◆ Instructions for the task: Omit all images. Write out the rest of the material exactly.

(Code that draws figures)
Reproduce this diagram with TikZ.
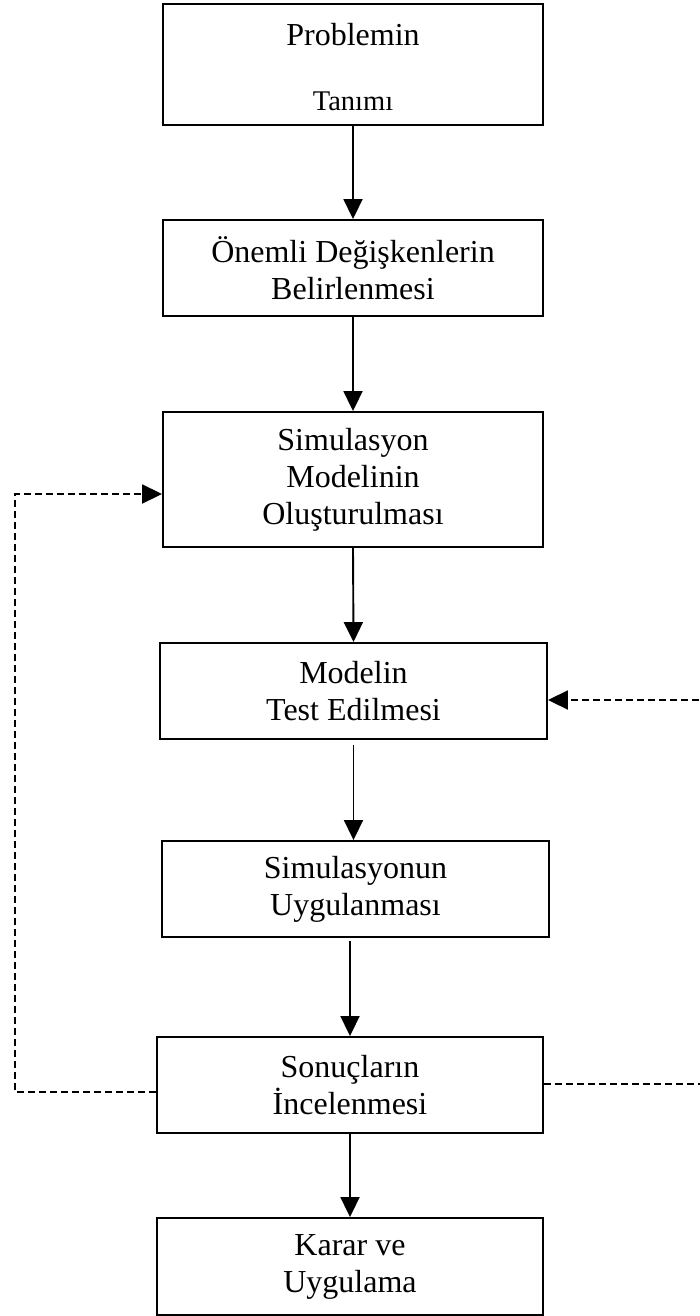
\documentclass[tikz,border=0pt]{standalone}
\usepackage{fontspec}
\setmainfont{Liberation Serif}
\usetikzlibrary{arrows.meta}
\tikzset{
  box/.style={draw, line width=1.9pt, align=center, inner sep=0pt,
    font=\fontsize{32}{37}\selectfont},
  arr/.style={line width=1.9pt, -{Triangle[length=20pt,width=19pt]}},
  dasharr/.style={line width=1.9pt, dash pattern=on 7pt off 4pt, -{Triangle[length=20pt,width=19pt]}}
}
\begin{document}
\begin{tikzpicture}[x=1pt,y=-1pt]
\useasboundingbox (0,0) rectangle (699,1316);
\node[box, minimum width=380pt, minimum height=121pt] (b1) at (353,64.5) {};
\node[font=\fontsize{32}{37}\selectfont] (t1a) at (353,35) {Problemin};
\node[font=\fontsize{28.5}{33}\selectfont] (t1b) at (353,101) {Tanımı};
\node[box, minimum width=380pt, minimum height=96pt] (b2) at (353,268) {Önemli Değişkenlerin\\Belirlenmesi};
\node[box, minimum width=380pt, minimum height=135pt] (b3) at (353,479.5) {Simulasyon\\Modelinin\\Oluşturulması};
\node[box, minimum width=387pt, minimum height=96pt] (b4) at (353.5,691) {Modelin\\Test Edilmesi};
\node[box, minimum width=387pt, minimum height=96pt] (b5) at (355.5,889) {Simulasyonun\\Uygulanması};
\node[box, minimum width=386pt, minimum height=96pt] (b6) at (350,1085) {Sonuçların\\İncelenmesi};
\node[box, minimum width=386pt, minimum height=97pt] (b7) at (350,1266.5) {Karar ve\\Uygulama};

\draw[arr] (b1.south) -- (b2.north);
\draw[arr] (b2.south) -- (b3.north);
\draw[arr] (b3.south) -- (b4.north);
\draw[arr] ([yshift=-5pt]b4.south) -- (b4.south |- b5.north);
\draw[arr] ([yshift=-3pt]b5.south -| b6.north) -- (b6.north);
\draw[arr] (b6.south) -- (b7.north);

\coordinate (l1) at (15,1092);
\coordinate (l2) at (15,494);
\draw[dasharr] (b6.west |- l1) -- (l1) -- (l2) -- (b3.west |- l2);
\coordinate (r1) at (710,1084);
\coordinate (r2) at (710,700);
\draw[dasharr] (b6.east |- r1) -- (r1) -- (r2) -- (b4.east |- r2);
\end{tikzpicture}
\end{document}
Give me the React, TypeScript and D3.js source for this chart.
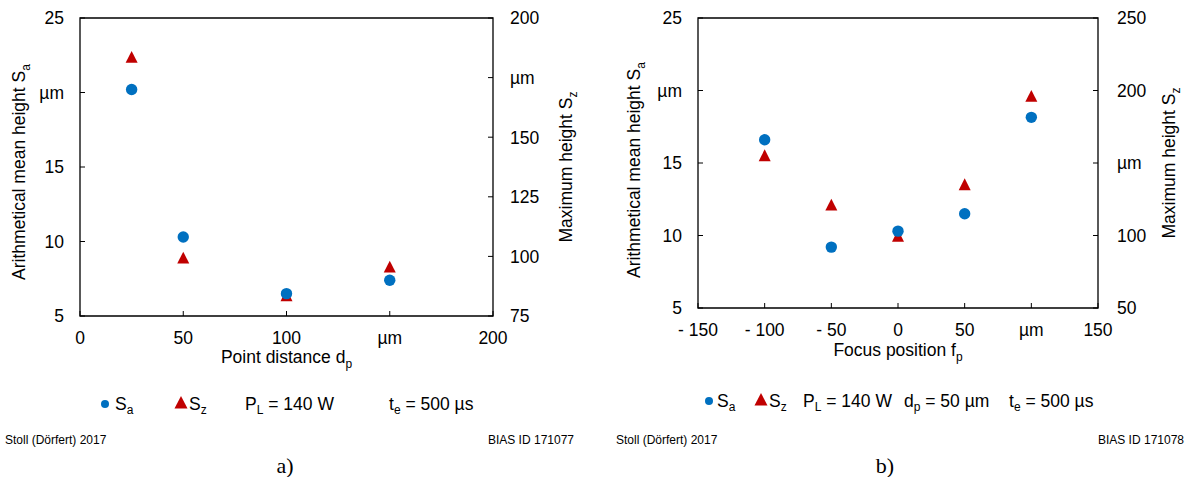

◆ Expected output:
Reproduce this diagram with TikZ.
\documentclass[tikz,border=0pt]{standalone}
\usepackage{fontspec}
\setmainfont{Liberation Serif}
\usetikzlibrary{arrows.meta}
\tikzset{
  box/.style={draw, line width=1.9pt, align=center, inner sep=0pt,
    font=\fontsize{32}{37}\selectfont},
  arr/.style={line width=1.9pt, -{Triangle[length=20pt,width=19pt]}},
  dasharr/.style={line width=1.9pt, dash pattern=on 7pt off 4pt, -{Triangle[length=20pt,width=19pt]}}
}
\begin{document}
\begin{tikzpicture}[x=1pt,y=-1pt]
\useasboundingbox (0,0) rectangle (699,1316);
\node[box, minimum width=380pt, minimum height=121pt] (b1) at (353,64.5) {};
\node[font=\fontsize{32}{37}\selectfont] (t1a) at (353,35) {Problemin};
\node[font=\fontsize{28.5}{33}\selectfont] (t1b) at (353,101) {Tanımı};
\node[box, minimum width=380pt, minimum height=96pt] (b2) at (353,268) {Önemli Değişkenlerin\\Belirlenmesi};
\node[box, minimum width=380pt, minimum height=135pt] (b3) at (353,479.5) {Simulasyon\\Modelinin\\Oluşturulması};
\node[box, minimum width=387pt, minimum height=96pt] (b4) at (353.5,691) {Modelin\\Test Edilmesi};
\node[box, minimum width=387pt, minimum height=96pt] (b5) at (355.5,889) {Simulasyonun\\Uygulanması};
\node[box, minimum width=386pt, minimum height=96pt] (b6) at (350,1085) {Sonuçların\\İncelenmesi};
\node[box, minimum width=386pt, minimum height=97pt] (b7) at (350,1266.5) {Karar ve\\Uygulama};

\draw[arr] (b1.south) -- (b2.north);
\draw[arr] (b2.south) -- (b3.north);
\draw[arr] (b3.south) -- (b4.north);
\draw[arr] ([yshift=-5pt]b4.south) -- (b4.south |- b5.north);
\draw[arr] ([yshift=-3pt]b5.south -| b6.north) -- (b6.north);
\draw[arr] (b6.south) -- (b7.north);

\coordinate (l1) at (15,1092);
\coordinate (l2) at (15,494);
\draw[dasharr] (b6.west |- l1) -- (l1) -- (l2) -- (b3.west |- l2);
\coordinate (r1) at (710,1084);
\coordinate (r2) at (710,700);
\draw[dasharr] (b6.east |- r1) -- (r1) -- (r2) -- (b4.east |- r2);
\end{tikzpicture}
\end{document}
Give me the React, TypeScript and D3.js source for this chart.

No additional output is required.